The Minnesota Senate's legal bill could tally more than $700,000 to defend itself against ex-employee Michael Brodkorb's legal case.

On Wednesday a Senate panel approved setting aside $500,000 for legal fees through next year and has already approved paying its lawyers about $228,000 in the case. And the total costs could grow.

"I don't know if $500,000 is going to be enough to get us through the legal bill between now and July 2014 or not," said Senate Majority Leader Tom Bakk, DFL-Cook.

Former Senate communications director Brodkorb was fired after his then boss Senate Majority Leader Amy Koch resigned from leadership in the wake of an affair she and Brodkorb had. Brodkorb is claiming he is a victim of gender discrimination because female employees were allowed to keep their jobs after they had affairs with lawmakers.

Senate leaders and their legal counsel claim that Brodkorb was an at will employee who could be fired at any time. Bakk said on Wednesday ticked off former Senate communications directors who were let go when the majority leaders they served were no longer in charge.

Despite the consistent uptick in legal costs, which are already many times Brodkorb's salary had he kept working in the Legislature, Bakk and others said that the Senate is not considering settlement.
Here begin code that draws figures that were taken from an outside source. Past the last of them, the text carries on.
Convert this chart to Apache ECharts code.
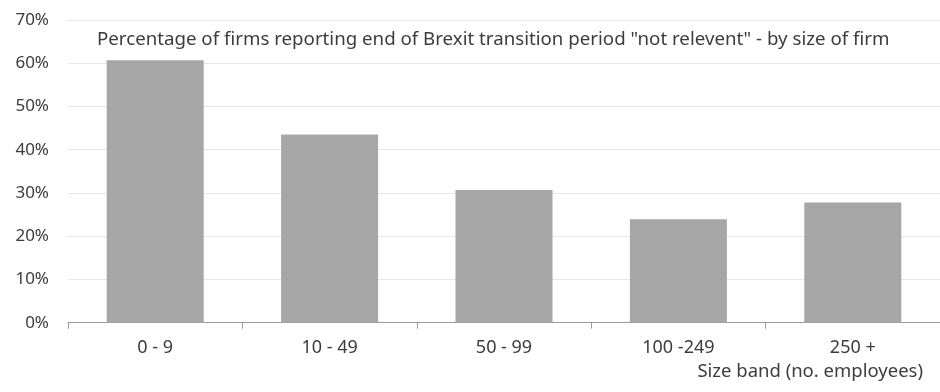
<!DOCTYPE html>
<html>
<head>
<meta charset="utf-8">
<script src="https://cdn.jsdelivr.net/npm/echarts@6/dist/echarts.min.js"></script>
<style>html,body{margin:0;padding:0;background:#fff}#c{width:940px;height:392px}</style>
</head>
<body>
<div id="c"></div>
<script>
var categories = ['0 - 9', '10 - 49', '50 - 99', '100 -249', '250 +'];
var values = [60.7, 43.5, 30.7, 23.9, 27.8];
var titleText = 'Percentage of firms reporting end of Brexit transition period "not relevent" - by size of firm';
var axisTitle = 'Size band (no. employees)';

var font = '"Noto Sans", sans-serif';
var txt = '#3c3c3c';
var chart = echarts.init(document.getElementById('c'), null, {renderer: 'canvas'});
chart.setOption({
  animation: false,
  title: [
    {text: titleText, left: 97, top: 29, padding: 0, textStyle: {fontFamily: font, fontSize: 18.7, fontWeight: 'normal', color: txt, lineHeight: 22}},
    {text: axisTitle, right: 17, top: 361, padding: 0, textStyle: {fontFamily: font, fontSize: 18.5, fontWeight: 'normal', color: txt, lineHeight: 22}}
  ],
  grid: {left: 68, top: 20, width: 878, height: 302.7, containLabel: false},
  xAxis: {
    type: 'category',
    data: categories,
    axisLine: {lineStyle: {color: '#999', width: 1}},
    axisTick: {show: true, length: 6, lineStyle: {color: '#999'}},
    axisLabel: {fontFamily: font, fontSize: 18, color: txt, margin: 16}
  },
  yAxis: {
    type: 'value', min: 0, max: 70, interval: 10,
    axisLine: {show: false}, axisTick: {show: false},
    splitLine: {lineStyle: {color: '#e6e6e6', width: 1}},
    axisLabel: {fontFamily: font, fontSize: 17, color: txt, margin: 19, formatter: '{value}%'}
  },
  series: [{
    type: 'bar', data: values, barWidth: 97,
    itemStyle: {color: '#a6a6a6'}
  }]
});
</script>
</body>
</html>
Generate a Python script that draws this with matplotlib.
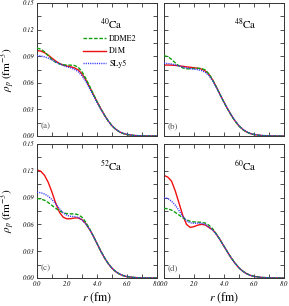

"The Senate has done nothing wrong in the process that we used and we should not send the signal that we are going to settle and give the indication to the public that there is nothing that we should be settling for," said Senate Minority Leader David Hann, R-Eden Prairie. "We did things in the right way for the right reasons."

Brodkorb on Wednesday that he too is confident that he is in the right.

"I will reiterate that I am fully prepared for this case to go to trial," said Brodkorb. When asked about his own legal costs, he said that he is "paying both sides of the ledger" because he must take care of his legal costs and, like all taxpayers, he has contributed to the Senate's budget.